Distance running, once the preserve of fools and horses, had become respectable. And Whetton, who had played a key role in spreading the gospel, suddenly found that the phone stopped ringing and the postman no longer needed two hands to deliver the association's mail.

He is philosophical about its decline, particularly as the spread of jogging and its development into mainstream distance running produced some unexpected benefits. "I think the jogging boom did a great deal for women's participation in sport," he says. "As recently as 1984, the longest distance for them in the Olympics was 800m. Now the number participating in marathons is phenomenal. The Robin Hood Marathon that I run in Nottingham attracts 1, 000 women."

It sounds like a story with a happy ending. Whetton, after all, was doing the work, for love rather than money. He has plenty of other interests. As well as his university work (which appears to involve doing unspeakable things to hamsters if the corridor walls are anything to go by) he is a member of the International Amateur Athletics Federation's doping "flying squad". At Christmas, he visited the Gulf states to talk about setting up a drug-testing facility.
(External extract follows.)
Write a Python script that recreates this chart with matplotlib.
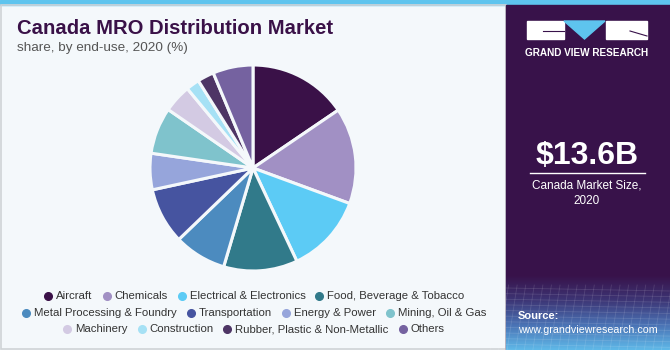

But his work may not be over, after all. Only this week, a survey by head teachers revealed that the UK was bottom of the table when it came to weekly physical education in schools. And those joggers are getting older. "In the Robin Hood marathon, 8.2 per cent were aged 40-49 when it was first held. Now it's 27 per cant. In the first year only 1.7 per cent were 50-59, now it's 9.7 per cent," he says.

"I wonder about the vacuum that is developing. The joggers that developed in those boom times are getting older and older. The next question must be how we can recreate the jogging boom."

He may have discovered the answer himself. If hunting really is going to be banned, there will be an awful lot of horses and hounds with nothing to chase. The British Jogging and Hunting Association may be the way forward for both groups.